▸ Data section

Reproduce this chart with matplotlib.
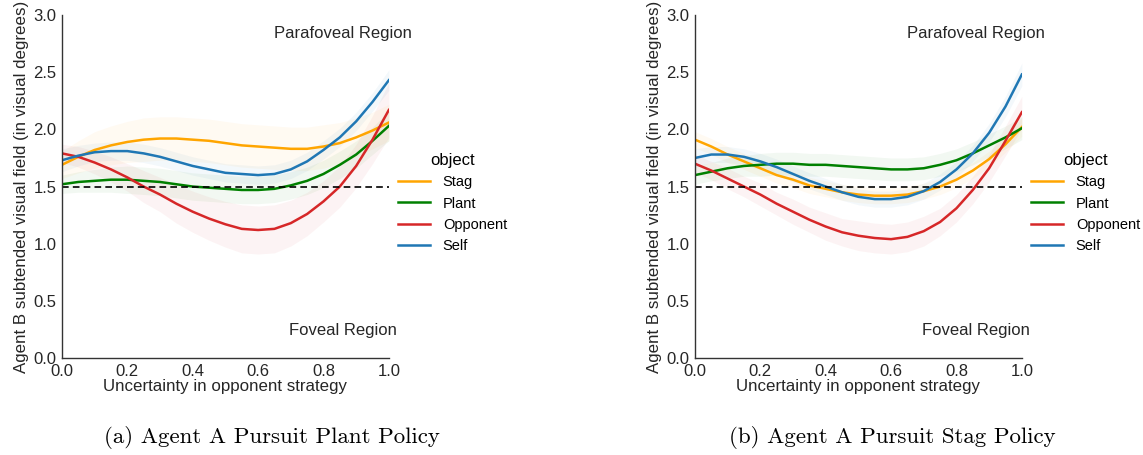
import numpy as np
import matplotlib
matplotlib.use("Agg")
import matplotlib.pyplot as plt

# ---------------- data ----------------
x = [0.00, 0.05, 0.10, 0.15, 0.20, 0.25, 0.30, 0.35, 0.40, 0.45, 0.50,
     0.55, 0.60, 0.65, 0.70, 0.75, 0.80, 0.85, 0.90, 0.95, 1.00]
objects = ["Stag", "Plant", "Opponent", "Self"]

# Panel (a): Agent A Pursuit Plant Policy
a_stag = [1.69, 1.76, 1.82, 1.86, 1.89, 1.91, 1.92, 1.92, 1.91, 1.90, 1.88,
          1.86, 1.85, 1.84, 1.83, 1.83, 1.85, 1.88, 1.93, 1.99, 2.06]
a_plant = [1.52, 1.54, 1.55, 1.56, 1.56, 1.55, 1.54, 1.52, 1.50, 1.49, 1.48,
           1.47, 1.47, 1.48, 1.51, 1.55, 1.61, 1.69, 1.78, 1.90, 2.03]
a_opponent = [1.79, 1.76, 1.71, 1.65, 1.58, 1.50, 1.43, 1.35, 1.28, 1.22, 1.17,
              1.13, 1.12, 1.13, 1.18, 1.26, 1.37, 1.50, 1.68, 1.91, 2.17]
a_self = [1.73, 1.77, 1.80, 1.81, 1.81, 1.79, 1.76, 1.72, 1.68, 1.65, 1.62,
          1.61, 1.60, 1.61, 1.65, 1.72, 1.82, 1.93, 2.07, 2.24, 2.43]
# confidence-band half widths
a_stag_ci = [0.12, 0.14, 0.16, 0.17, 0.18, 0.19, 0.19, 0.19, 0.19, 0.19, 0.19,
             0.19, 0.19, 0.19, 0.19, 0.19, 0.19, 0.18, 0.17, 0.16, 0.16]
a_plant_ci = [0.08, 0.09, 0.10, 0.11, 0.12, 0.12, 0.12, 0.12, 0.12, 0.12, 0.12,
              0.12, 0.12, 0.12, 0.12, 0.12, 0.12, 0.12, 0.12, 0.12, 0.13]
a_opponent_ci = [0.08, 0.09, 0.10, 0.11, 0.12, 0.14, 0.15, 0.17, 0.18, 0.19, 0.20,
                 0.21, 0.21, 0.21, 0.20, 0.19, 0.18, 0.18, 0.19, 0.21, 0.24]
a_self_ci = [0.10, 0.09, 0.08, 0.08, 0.08, 0.08, 0.08, 0.08, 0.08, 0.08, 0.08,
             0.08, 0.08, 0.08, 0.08, 0.08, 0.08, 0.08, 0.08, 0.08, 0.09]

# Panel (b): Agent A Pursuit Stag Policy
b_stag = [1.91, 1.85, 1.78, 1.72, 1.66, 1.60, 1.56, 1.51, 1.48, 1.45, 1.43,
          1.42, 1.42, 1.43, 1.46, 1.50, 1.56, 1.64, 1.74, 1.87, 2.02]
b_plant = [1.60, 1.63, 1.66, 1.68, 1.69, 1.70, 1.70, 1.69, 1.69, 1.68, 1.67,
           1.66, 1.65, 1.65, 1.66, 1.69, 1.73, 1.79, 1.86, 1.93, 2.01]
b_opponent = [1.70, 1.64, 1.57, 1.50, 1.43, 1.35, 1.28, 1.21, 1.15, 1.10, 1.07,
              1.05, 1.04, 1.06, 1.11, 1.19, 1.31, 1.47, 1.66, 1.90, 2.15]
b_self = [1.75, 1.78, 1.78, 1.76, 1.72, 1.67, 1.61, 1.55, 1.50, 1.45, 1.41,
          1.39, 1.39, 1.41, 1.46, 1.54, 1.65, 1.79, 1.97, 2.20, 2.48]
b_stag_ci = [0.07, 0.07, 0.07, 0.07, 0.07, 0.07, 0.07, 0.07, 0.07, 0.07, 0.07,
             0.07, 0.07, 0.07, 0.07, 0.07, 0.07, 0.07, 0.07, 0.07, 0.08]
b_plant_ci = [0.08, 0.08, 0.09, 0.09, 0.10, 0.10, 0.10, 0.10, 0.10, 0.10, 0.10,
              0.10, 0.10, 0.10, 0.10, 0.10, 0.10, 0.10, 0.10, 0.10, 0.10]
b_opponent_ci = [0.08, 0.08, 0.09, 0.09, 0.10, 0.10, 0.11, 0.11, 0.12, 0.12, 0.13,
                 0.13, 0.13, 0.13, 0.13, 0.12, 0.12, 0.12, 0.12, 0.13, 0.14]
b_self_ci = [0.08, 0.07, 0.07, 0.07, 0.07, 0.07, 0.07, 0.07, 0.07, 0.07, 0.07,
             0.07, 0.07, 0.07, 0.07, 0.07, 0.07, 0.07, 0.08, 0.09, 0.10]

threshold = 1.5
captions = ["(a) Agent A Pursuit Plant Policy", "(b) Agent A Pursuit Stag Policy"]
colors = {"Stag": "#ffa500", "Plant": "#008000", "Opponent": "#d62728", "Self": "#1f77b4"}

plt.rcParams["font.family"] = ["Liberation Sans", "DejaVu Sans"]

fig = plt.figure(figsize=(11.43, 4.55), dpi=100)

panels = [
    (0.0542, {"Stag": (a_stag, a_stag_ci), "Plant": (a_plant, a_plant_ci),
              "Opponent": (a_opponent, a_opponent_ci), "Self": (a_self, a_self_ci)}),
    (0.608, {"Stag": (b_stag, b_stag_ci), "Plant": (b_plant, b_plant_ci),
             "Opponent": (b_opponent, b_opponent_ci), "Self": (b_self, b_self_ci)}),
]
cap_x = [0.238, 0.781]

xs = np.array(x)
for i, (left, series) in enumerate(panels):
    ax = fig.add_axes([left, 0.213, 0.286, 0.754])
    handles = []
    for name in objects:
        y, ci = series[name]
        y = np.array(y); ci = np.array(ci)
        ax.fill_between(xs, y - ci, y + ci, color=colors[name], alpha=0.05, lw=0)
        h, = ax.plot(xs, y, color=colors[name], lw=1.8, label=name,
                     solid_joinstyle="round")
        handles.append(h)
    ax.axhline(threshold, color="black", ls="--", lw=1.2, dashes=(4, 2.5))
    ax.set_xlim(0, 1)
    ax.set_ylim(0, 3)
    ax.set_xticks([0.0, 0.2, 0.4, 0.6, 0.8, 1.0])
    ax.set_yticks([0.0, 0.5, 1.0, 1.5, 2.0, 2.5, 3.0])
    ax.xaxis.set_major_formatter(matplotlib.ticker.FormatStrFormatter("%.1f"))
    ax.yaxis.set_major_formatter(matplotlib.ticker.FormatStrFormatter("%.1f"))
    ax.tick_params(length=0, labelsize=12, colors="#262626", pad=4)
    for s in ["top", "right"]:
        ax.spines[s].set_visible(False)
    for s in ["left", "bottom"]:
        ax.spines[s].set_color("#333333")
        ax.spines[s].set_linewidth(1.0)
    ax.set_xlabel("Uncertainty in opponent strategy", fontsize=12.2, color="#262626",
                  labelpad=0)
    ax.set_ylabel("Agent B subtended visual field (in visual degrees)", fontsize=12.2,
                  color="#262626", labelpad=3)
    ax.text(0.86, 2.84, "Parafoveal Region", ha="center", va="center", fontsize=12,
            color="#262626")
    ax.text(0.86, 0.245, "Foveal Region", ha="center", va="center", fontsize=12,
            color="#262626")
    leg = ax.legend(handles=handles, title="object", loc="center left",
                    bbox_to_anchor=(1.0, 0.452), frameon=False, fontsize=10.5,
                    title_fontsize=12, handlelength=2.2, handletextpad=0.9,
                    labelspacing=0.5, borderaxespad=0.2)
    fig.text(cap_x[i], 0.038, captions[i], ha="center", va="center",
             fontsize=16.5, family="cmr10")

fig.savefig("out.png", dpi=100, facecolor="white")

▸ Your instructions
Skip the pictures, then retype every line above exactly.

▸ Full answer
Reproduce this chart with matplotlib.
import numpy as np
import matplotlib
matplotlib.use("Agg")
import matplotlib.pyplot as plt

# ---------------- data ----------------
x = [0.00, 0.05, 0.10, 0.15, 0.20, 0.25, 0.30, 0.35, 0.40, 0.45, 0.50,
     0.55, 0.60, 0.65, 0.70, 0.75, 0.80, 0.85, 0.90, 0.95, 1.00]
objects = ["Stag", "Plant", "Opponent", "Self"]

# Panel (a): Agent A Pursuit Plant Policy
a_stag = [1.69, 1.76, 1.82, 1.86, 1.89, 1.91, 1.92, 1.92, 1.91, 1.90, 1.88,
          1.86, 1.85, 1.84, 1.83, 1.83, 1.85, 1.88, 1.93, 1.99, 2.06]
a_plant = [1.52, 1.54, 1.55, 1.56, 1.56, 1.55, 1.54, 1.52, 1.50, 1.49, 1.48,
           1.47, 1.47, 1.48, 1.51, 1.55, 1.61, 1.69, 1.78, 1.90, 2.03]
a_opponent = [1.79, 1.76, 1.71, 1.65, 1.58, 1.50, 1.43, 1.35, 1.28, 1.22, 1.17,
              1.13, 1.12, 1.13, 1.18, 1.26, 1.37, 1.50, 1.68, 1.91, 2.17]
a_self = [1.73, 1.77, 1.80, 1.81, 1.81, 1.79, 1.76, 1.72, 1.68, 1.65, 1.62,
          1.61, 1.60, 1.61, 1.65, 1.72, 1.82, 1.93, 2.07, 2.24, 2.43]
# confidence-band half widths
a_stag_ci = [0.12, 0.14, 0.16, 0.17, 0.18, 0.19, 0.19, 0.19, 0.19, 0.19, 0.19,
             0.19, 0.19, 0.19, 0.19, 0.19, 0.19, 0.18, 0.17, 0.16, 0.16]
a_plant_ci = [0.08, 0.09, 0.10, 0.11, 0.12, 0.12, 0.12, 0.12, 0.12, 0.12, 0.12,
              0.12, 0.12, 0.12, 0.12, 0.12, 0.12, 0.12, 0.12, 0.12, 0.13]
a_opponent_ci = [0.08, 0.09, 0.10, 0.11, 0.12, 0.14, 0.15, 0.17, 0.18, 0.19, 0.20,
                 0.21, 0.21, 0.21, 0.20, 0.19, 0.18, 0.18, 0.19, 0.21, 0.24]
a_self_ci = [0.10, 0.09, 0.08, 0.08, 0.08, 0.08, 0.08, 0.08, 0.08, 0.08, 0.08,
             0.08, 0.08, 0.08, 0.08, 0.08, 0.08, 0.08, 0.08, 0.08, 0.09]

# Panel (b): Agent A Pursuit Stag Policy
b_stag = [1.91, 1.85, 1.78, 1.72, 1.66, 1.60, 1.56, 1.51, 1.48, 1.45, 1.43,
          1.42, 1.42, 1.43, 1.46, 1.50, 1.56, 1.64, 1.74, 1.87, 2.02]
b_plant = [1.60, 1.63, 1.66, 1.68, 1.69, 1.70, 1.70, 1.69, 1.69, 1.68, 1.67,
           1.66, 1.65, 1.65, 1.66, 1.69, 1.73, 1.79, 1.86, 1.93, 2.01]
b_opponent = [1.70, 1.64, 1.57, 1.50, 1.43, 1.35, 1.28, 1.21, 1.15, 1.10, 1.07,
              1.05, 1.04, 1.06, 1.11, 1.19, 1.31, 1.47, 1.66, 1.90, 2.15]
b_self = [1.75, 1.78, 1.78, 1.76, 1.72, 1.67, 1.61, 1.55, 1.50, 1.45, 1.41,
          1.39, 1.39, 1.41, 1.46, 1.54, 1.65, 1.79, 1.97, 2.20, 2.48]
b_stag_ci = [0.07, 0.07, 0.07, 0.07, 0.07, 0.07, 0.07, 0.07, 0.07, 0.07, 0.07,
             0.07, 0.07, 0.07, 0.07, 0.07, 0.07, 0.07, 0.07, 0.07, 0.08]
b_plant_ci = [0.08, 0.08, 0.09, 0.09, 0.10, 0.10, 0.10, 0.10, 0.10, 0.10, 0.10,
              0.10, 0.10, 0.10, 0.10, 0.10, 0.10, 0.10, 0.10, 0.10, 0.10]
b_opponent_ci = [0.08, 0.08, 0.09, 0.09, 0.10, 0.10, 0.11, 0.11, 0.12, 0.12, 0.13,
                 0.13, 0.13, 0.13, 0.13, 0.12, 0.12, 0.12, 0.12, 0.13, 0.14]
b_self_ci = [0.08, 0.07, 0.07, 0.07, 0.07, 0.07, 0.07, 0.07, 0.07, 0.07, 0.07,
             0.07, 0.07, 0.07, 0.07, 0.07, 0.07, 0.07, 0.08, 0.09, 0.10]

threshold = 1.5
captions = ["(a) Agent A Pursuit Plant Policy", "(b) Agent A Pursuit Stag Policy"]
colors = {"Stag": "#ffa500", "Plant": "#008000", "Opponent": "#d62728", "Self": "#1f77b4"}

plt.rcParams["font.family"] = ["Liberation Sans", "DejaVu Sans"]

fig = plt.figure(figsize=(11.43, 4.55), dpi=100)

panels = [
    (0.0542, {"Stag": (a_stag, a_stag_ci), "Plant": (a_plant, a_plant_ci),
              "Opponent": (a_opponent, a_opponent_ci), "Self": (a_self, a_self_ci)}),
    (0.608, {"Stag": (b_stag, b_stag_ci), "Plant": (b_plant, b_plant_ci),
             "Opponent": (b_opponent, b_opponent_ci), "Self": (b_self, b_self_ci)}),
]
cap_x = [0.238, 0.781]

xs = np.array(x)
for i, (left, series) in enumerate(panels):
    ax = fig.add_axes([left, 0.213, 0.286, 0.754])
    handles = []
    for name in objects:
        y, ci = series[name]
        y = np.array(y); ci = np.array(ci)
        ax.fill_between(xs, y - ci, y + ci, color=colors[name], alpha=0.05, lw=0)
        h, = ax.plot(xs, y, color=colors[name], lw=1.8, label=name,
                     solid_joinstyle="round")
        handles.append(h)
    ax.axhline(threshold, color="black", ls="--", lw=1.2, dashes=(4, 2.5))
    ax.set_xlim(0, 1)
    ax.set_ylim(0, 3)
    ax.set_xticks([0.0, 0.2, 0.4, 0.6, 0.8, 1.0])
    ax.set_yticks([0.0, 0.5, 1.0, 1.5, 2.0, 2.5, 3.0])
    ax.xaxis.set_major_formatter(matplotlib.ticker.FormatStrFormatter("%.1f"))
    ax.yaxis.set_major_formatter(matplotlib.ticker.FormatStrFormatter("%.1f"))
    ax.tick_params(length=0, labelsize=12, colors="#262626", pad=4)
    for s in ["top", "right"]:
        ax.spines[s].set_visible(False)
    for s in ["left", "bottom"]:
        ax.spines[s].set_color("#333333")
        ax.spines[s].set_linewidth(1.0)
    ax.set_xlabel("Uncertainty in opponent strategy", fontsize=12.2, color="#262626",
                  labelpad=0)
    ax.set_ylabel("Agent B subtended visual field (in visual degrees)", fontsize=12.2,
                  color="#262626", labelpad=3)
    ax.text(0.86, 2.84, "Parafoveal Region", ha="center", va="center", fontsize=12,
            color="#262626")
    ax.text(0.86, 0.245, "Foveal Region", ha="center", va="center", fontsize=12,
            color="#262626")
    leg = ax.legend(handles=handles, title="object", loc="center left",
                    bbox_to_anchor=(1.0, 0.452), frameon=False, fontsize=10.5,
                    title_fontsize=12, handlelength=2.2, handletextpad=0.9,
                    labelspacing=0.5, borderaxespad=0.2)
    fig.text(cap_x[i], 0.038, captions[i], ha="center", va="center",
             fontsize=16.5, family="cmr10")

fig.savefig("out.png", dpi=100, facecolor="white")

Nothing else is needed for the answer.